_Your task_. Search the listing below for the word "document" and copy each line that holds it.

Data to process start

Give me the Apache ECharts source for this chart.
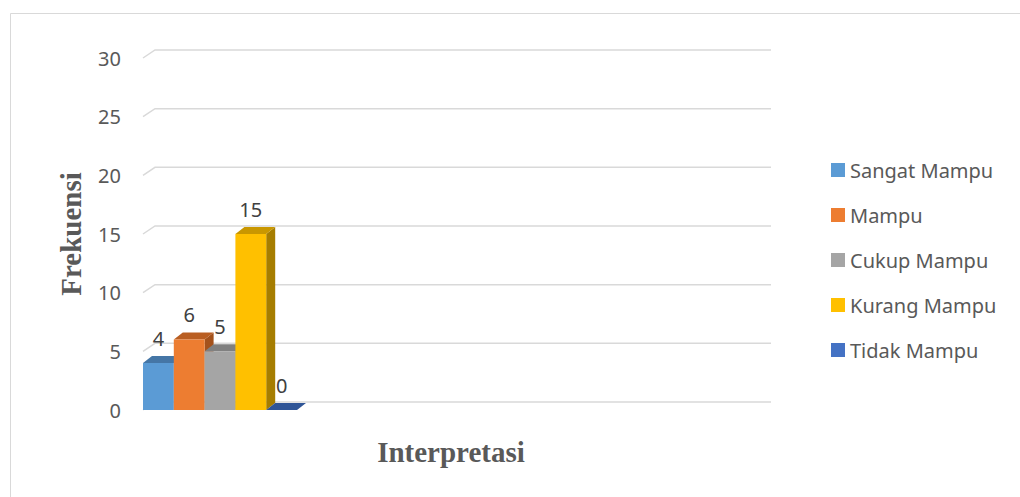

Data to process end
Data to process start

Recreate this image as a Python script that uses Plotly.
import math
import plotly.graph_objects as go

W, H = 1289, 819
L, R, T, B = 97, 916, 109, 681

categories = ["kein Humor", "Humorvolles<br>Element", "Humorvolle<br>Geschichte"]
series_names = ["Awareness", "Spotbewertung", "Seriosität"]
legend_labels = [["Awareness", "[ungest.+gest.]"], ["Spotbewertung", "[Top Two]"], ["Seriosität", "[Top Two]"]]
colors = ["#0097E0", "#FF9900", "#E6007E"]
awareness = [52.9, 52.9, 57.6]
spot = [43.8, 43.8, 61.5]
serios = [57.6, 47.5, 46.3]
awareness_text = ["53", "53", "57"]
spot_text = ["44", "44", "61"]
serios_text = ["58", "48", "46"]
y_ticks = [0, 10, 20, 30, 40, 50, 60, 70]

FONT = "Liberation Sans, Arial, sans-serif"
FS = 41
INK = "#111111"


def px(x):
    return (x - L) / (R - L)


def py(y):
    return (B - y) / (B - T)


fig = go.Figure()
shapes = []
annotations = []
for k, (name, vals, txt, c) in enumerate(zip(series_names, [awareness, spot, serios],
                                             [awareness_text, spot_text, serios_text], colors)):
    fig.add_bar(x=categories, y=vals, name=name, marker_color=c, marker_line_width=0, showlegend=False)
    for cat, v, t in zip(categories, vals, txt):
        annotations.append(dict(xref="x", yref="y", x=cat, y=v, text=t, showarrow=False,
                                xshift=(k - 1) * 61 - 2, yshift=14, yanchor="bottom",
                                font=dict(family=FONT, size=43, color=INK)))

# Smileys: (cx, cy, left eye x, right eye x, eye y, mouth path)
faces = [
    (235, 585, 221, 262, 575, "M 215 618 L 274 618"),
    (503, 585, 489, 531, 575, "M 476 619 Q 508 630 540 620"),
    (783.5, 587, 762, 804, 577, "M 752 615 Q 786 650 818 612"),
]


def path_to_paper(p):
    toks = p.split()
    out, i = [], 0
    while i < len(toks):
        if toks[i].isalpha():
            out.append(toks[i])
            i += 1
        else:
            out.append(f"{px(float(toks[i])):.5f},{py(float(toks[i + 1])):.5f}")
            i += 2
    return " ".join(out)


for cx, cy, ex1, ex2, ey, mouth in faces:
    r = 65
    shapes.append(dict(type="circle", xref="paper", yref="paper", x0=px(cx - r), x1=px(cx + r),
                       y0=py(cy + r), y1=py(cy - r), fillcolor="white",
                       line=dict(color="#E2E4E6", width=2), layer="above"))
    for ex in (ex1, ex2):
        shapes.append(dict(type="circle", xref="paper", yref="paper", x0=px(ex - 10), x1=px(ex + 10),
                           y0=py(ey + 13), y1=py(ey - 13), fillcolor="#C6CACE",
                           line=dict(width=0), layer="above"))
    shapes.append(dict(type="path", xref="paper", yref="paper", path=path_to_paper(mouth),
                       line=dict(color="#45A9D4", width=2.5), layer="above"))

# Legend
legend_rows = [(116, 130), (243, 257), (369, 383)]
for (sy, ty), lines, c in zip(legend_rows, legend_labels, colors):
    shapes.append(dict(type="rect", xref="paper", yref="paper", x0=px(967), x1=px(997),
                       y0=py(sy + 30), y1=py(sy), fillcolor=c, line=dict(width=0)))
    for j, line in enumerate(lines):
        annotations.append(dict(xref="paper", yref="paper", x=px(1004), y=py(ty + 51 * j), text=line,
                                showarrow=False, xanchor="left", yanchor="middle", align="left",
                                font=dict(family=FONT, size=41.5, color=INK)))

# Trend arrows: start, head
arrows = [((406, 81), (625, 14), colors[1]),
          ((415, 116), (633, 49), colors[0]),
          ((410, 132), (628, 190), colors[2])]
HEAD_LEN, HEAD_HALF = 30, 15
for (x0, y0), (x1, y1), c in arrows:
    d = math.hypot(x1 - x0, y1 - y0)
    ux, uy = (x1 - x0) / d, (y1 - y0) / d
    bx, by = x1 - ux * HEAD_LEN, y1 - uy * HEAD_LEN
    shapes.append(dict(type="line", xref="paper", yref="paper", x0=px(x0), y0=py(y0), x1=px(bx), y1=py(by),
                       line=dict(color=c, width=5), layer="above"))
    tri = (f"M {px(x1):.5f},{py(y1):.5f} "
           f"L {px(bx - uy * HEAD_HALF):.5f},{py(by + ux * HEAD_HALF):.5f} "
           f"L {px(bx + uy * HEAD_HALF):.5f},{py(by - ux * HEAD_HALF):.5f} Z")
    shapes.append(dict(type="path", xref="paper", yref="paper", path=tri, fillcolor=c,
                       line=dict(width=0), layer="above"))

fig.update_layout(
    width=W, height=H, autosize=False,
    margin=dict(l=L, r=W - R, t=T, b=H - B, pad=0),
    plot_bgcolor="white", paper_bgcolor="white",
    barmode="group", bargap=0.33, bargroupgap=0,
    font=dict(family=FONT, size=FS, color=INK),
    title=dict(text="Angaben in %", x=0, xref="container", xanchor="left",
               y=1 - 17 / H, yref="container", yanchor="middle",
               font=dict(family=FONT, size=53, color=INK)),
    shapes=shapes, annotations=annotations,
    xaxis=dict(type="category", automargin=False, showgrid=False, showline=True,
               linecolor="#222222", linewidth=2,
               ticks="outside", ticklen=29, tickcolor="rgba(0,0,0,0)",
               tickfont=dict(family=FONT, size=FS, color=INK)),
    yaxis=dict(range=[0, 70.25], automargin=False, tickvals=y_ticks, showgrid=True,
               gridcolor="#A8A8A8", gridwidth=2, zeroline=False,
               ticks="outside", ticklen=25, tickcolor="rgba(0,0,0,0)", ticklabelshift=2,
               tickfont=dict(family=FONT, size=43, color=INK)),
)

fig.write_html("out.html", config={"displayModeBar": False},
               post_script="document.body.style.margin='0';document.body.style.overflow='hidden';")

Data to process end
Data to process start

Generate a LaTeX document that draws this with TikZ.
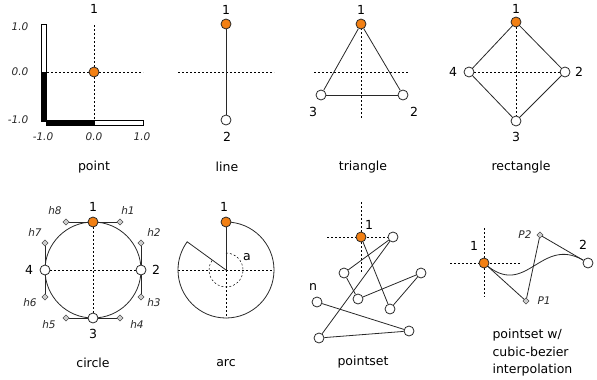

Data to process end

_Response below_.
               post_script="document.body.style.margin='0';document.body.style.overflow='hidden';")
Generate a LaTeX document that draws this with TikZ.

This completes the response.